A fixed point is a point of a function ${f}$ on a continuous interval ${(a,b)}$ which satisfies this condition : ${x=f(x)}$, But i don't know how to conclude this method :${{x}_{n+1}=f(x_n)}$
 A: The Fixed Point Iteration Method takes an equation
$$f(x)=0$$
and converts it into the form
$$x=g(x)$$
You then make an initial guess, say $x_0$, and recursively compute $$x_{n+1}= g(x_n)$$
Continue this process until one of the following criteria is met:


*

*A specific number of iterations are done (which you define yourself)

*The error $E= | x_{n+1}-g(x_n)| \leq \epsilon$, where $\epsilon$ is the degree of accuracy which you prefer.

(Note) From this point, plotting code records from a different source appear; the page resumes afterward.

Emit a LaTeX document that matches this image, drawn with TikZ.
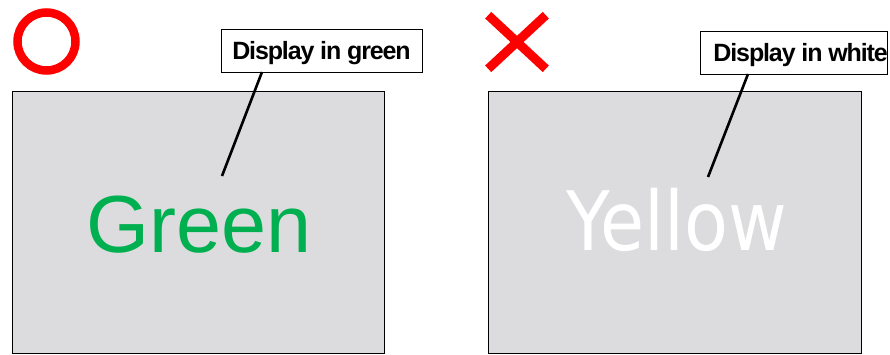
\documentclass[tikz,border=0pt]{standalone}
\usepackage{fontspec}
\setmainfont{Liberation Sans}
\newfontfamily\labfont[LetterSpace=-4.5]{Liberation Sans Bold}
\newfontfamily\dvfont{DejaVu Sans}
\definecolor{panelgray}{RGB}{220,220,222}
\definecolor{okgreen}{RGB}{0,176,80}
\definecolor{markred}{RGB}{255,0,0}
\begin{document}
\begin{tikzpicture}[x=1pt,y=-1pt,
  panel/.style={draw=black,line width=1pt,fill=panelgray},
  callout/.style={draw=black,line width=0.9pt,fill=white,inner ysep=0pt,minimum height=43pt,text height=18pt,text depth=0pt},
  labtext/.style={font=\labfont\fontsize{25}{25}\selectfont},
  leader/.style={line width=2.6pt,draw=black}]
\useasboundingbox (0,0) rectangle (890,354);
\clip (0,0) rectangle (890,354);
% panels
\draw[panel] (12,91) rectangle (384,353);
\draw[panel] (488,91) rectangle (861,353);
% marks
\draw[markred,line width=8.5pt] (46.5,41.5) circle[radius=29];
\draw[markred,line width=9pt] (488.2,15.2) -- (545.8,68.8);
\draw[markred,line width=9pt] (545.8,15.2) -- (488.2,68.8);
% big words
\node[anchor=base,inner sep=0pt,text=okgreen,font=\fontsize{81}{81}\selectfont] (green) at (199,252) {Green};
\node[anchor=base,inner sep=0pt,text=white,font=\dvfont\fontsize{82}{82}\selectfont] (yellow) at (676.5,250) {\scalebox{0.875}[1]{Yellow}};
% callouts
\node[callout,labtext,inner xsep=0pt,minimum width=201pt] (labL) at (321.5,50.5) {Display in green};
\node[callout,labtext,anchor=west,inner xsep=0pt] (labR) at (700,52.5) {\hspace{13pt}Display in white\hspace{20pt}};
\coordinate (tL) at (262,72);
\coordinate (eL) at (222,176);
\coordinate (tR) at (748,74);
\coordinate (eR) at (708,177);
\draw[leader] (tL) -- (eL);
\draw[leader] (tR) -- (eR);
\end{tikzpicture}
\end{document}
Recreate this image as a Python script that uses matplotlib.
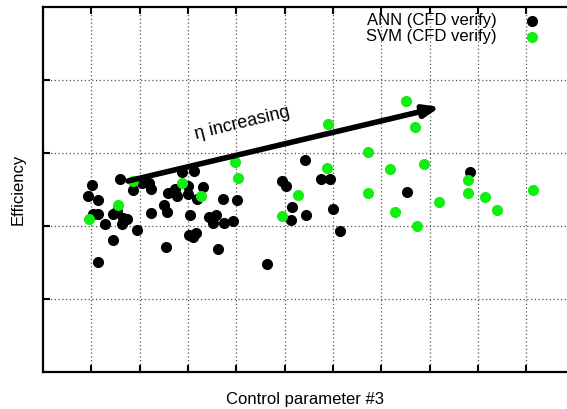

A: If $f$ is a continuous function and a sequence $x_n$ defined by the recurrence $x_{n+1} = f(x_n)$ happens to have a limit $X$, then 
$$ X = \lim_{n \to \infty} x_{n+1} = \lim_{n \to \infty} f(x_n) = f(X)$$
so $X$ is a fixed point.  In general there is no guarantee that the limit will exist, but in some cases it will.  In particular, suppose there is a solution $p$
and $f$ is continuously differentiable with $|f'(p)| < 1$,  and take $\epsilon > 0$ such that $|f'(x)| < 1$ for $p-\epsilon < x < p + \epsilon$.  Then by the 
Mean Value Theorem $x_{n+1} - p = f(x_n) - f(p) = f'(\xi) (x_n - p)$ for some
$\xi$ between $x_n$ and $p$.   Then if $p -\epsilon < x_0 < p + \epsilon$ the
sequence $x_n$ will converge to $p$, with $|x_n - p| < |x_0 - p| r^n$ for some 
$r < 1$.